The servants who, as on the Flandrau coffee plantation, are all Indigenous form an integral part of the narrative. The wife of one servant turns her attention to another man who has a reputation of settling disputes with a knife. An incident occurs but only a flesh wound results. The wielder of the knife has to go away for a while. This is inconvenient. “Who will tend the garden?” There is no question of law enforcement intervening even had the result of the attack been closer to what the attacker had intended. “Good servants are so hard to get, these days.”
Mexico’s history weighs heavily on the country: in 1908; 1953; and still in 2012. The country does not have that middle class element that does not seek power but acts as a moral restraining force on those in power, says Ms Bedford. This means that opposition to government comes in the form of armed rebellion. It also means that, even when the rebellion is successful, the problems of governing still have to be solved. I suspect that, in 2012, Mexico has a statistical middle class but that it is both disillusioned with and alienated from politics such that the restraining influences are still not as strong as might be desired.
Both Mr. Flandrau and Ms Bedford provide the reader with a feel for Mexico’s political history. They both deal with that great melodramatic sideshow of the 1860s when a French army, at the behest of disenchanted Mexican conservatives and British bond holders, made an Austrian Hapsburg emperor of Mexico. The emperor, Maximilian, tried to be friends with everyone; ended up with no friends; and was executed in Querétaro at the behest of the one Indigenous and, perhaps, the most honourable and decent President that Mexico ever had, Benito Juarez.
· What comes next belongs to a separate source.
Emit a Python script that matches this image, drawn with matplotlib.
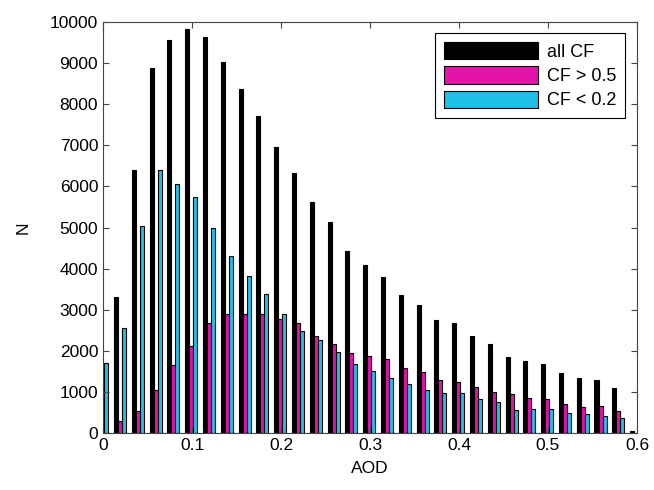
import numpy as np
import matplotlib
matplotlib.use("Agg")
from matplotlib import pyplot as plt

plt.rcParams['font.family'] = ['Liberation Sans', 'DejaVu Sans']

# AOD bin centres (0.02 steps) and counts
aod = np.arange(31) * 0.02 - 0.001
n_all = [0, 3310, 6390, 8890, 9560, 9840, 9640, 9030, 8380, 7720,
         6970, 6330, 5630, 5140, 4430, 4080, 3800, 3360, 3110, 2750,
         2680, 2370, 2160, 1850, 1745, 1670, 1465, 1345, 1280, 1100, 50]
n_cf_high = [0, 290, 530, 1045, 1650, 2115, 2670, 2895, 2885, 2885,
             2780, 2675, 2370, 2175, 1945, 1880, 1790, 1580, 1490, 1280,
             1235, 1110, 1005, 940, 860, 820, 715, 625, 665, 535, 0]
n_cf_low = [1700, 2545, 5030, 6405, 6055, 5750, 4980, 4315, 3820, 3385,
            2885, 2480, 2270, 1975, 1670, 1505, 1345, 1200, 1045, 980,
            965, 820, 745, 560, 585, 585, 495, 470, 420, 365, 0]

labels = ['all CF', 'CF > 0.5', 'CF < 0.2']
colors = ['black', '#e414aa', '#20bfea']

fig = plt.figure(figsize=(6.54, 4.9), dpi=100)
ax = fig.add_axes([0.1575, 0.1163, 0.8165, 0.8387])

w = 0.0045
for i, (vals, lab, col) in enumerate(zip([n_all, n_cf_high, n_cf_low], labels, colors)):
    ax.bar(aod + (i - 1) * w, vals, width=w, color=col, edgecolor='black',
           linewidth=0.8, label=lab)

ax.set_xlim(0, 0.6)
ax.set_ylim(0, 10000)
ax.set_xticks(np.arange(0, 0.61, 0.1))
ax.set_xticklabels(['0', '0.1', '0.2', '0.3', '0.4', '0.5', '0.6'])
ax.set_yticks(np.arange(0, 10001, 1000))
ax.tick_params(direction='in', top=True, right=True, labelsize=12.5, length=4,
               color='#444444')
for s in ax.spines.values():
    s.set_color('#444444')
    s.set_linewidth(0.8)

ax.set_xlabel('AOD', fontsize=12.5, labelpad=6)
ax.set_ylabel('N', fontsize=12.5, labelpad=14)

leg = ax.legend(loc='upper right', bbox_to_anchor=(0.995, 0.995), fontsize=13,
                handlelength=5.2, handleheight=1.1, fancybox=False,
                edgecolor='black', framealpha=1, borderpad=0.5,
                labelspacing=0.3, handletextpad=0.5)
leg.get_frame().set_linewidth(0.8)

fig.savefig('out.png', dpi=100)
I spent five weeks in Mexico. Mr. Flandrau is probably correct. I am kidding myself thinking that my time spent outside craft shops waiting for others to make purchase decisions taught me anything about a country of whose language I could speak not more than a dozen words. If I did learn anything, however, I was assisted by the reflections I made upon these two beautifully written and insightful books. Certainly, my time in Mexico was made more enjoyable both by those reflections and the time spent reading Viva Mexico and A Visit to Don Otavio.
I recommend both books to you. Eland is but a Google search away.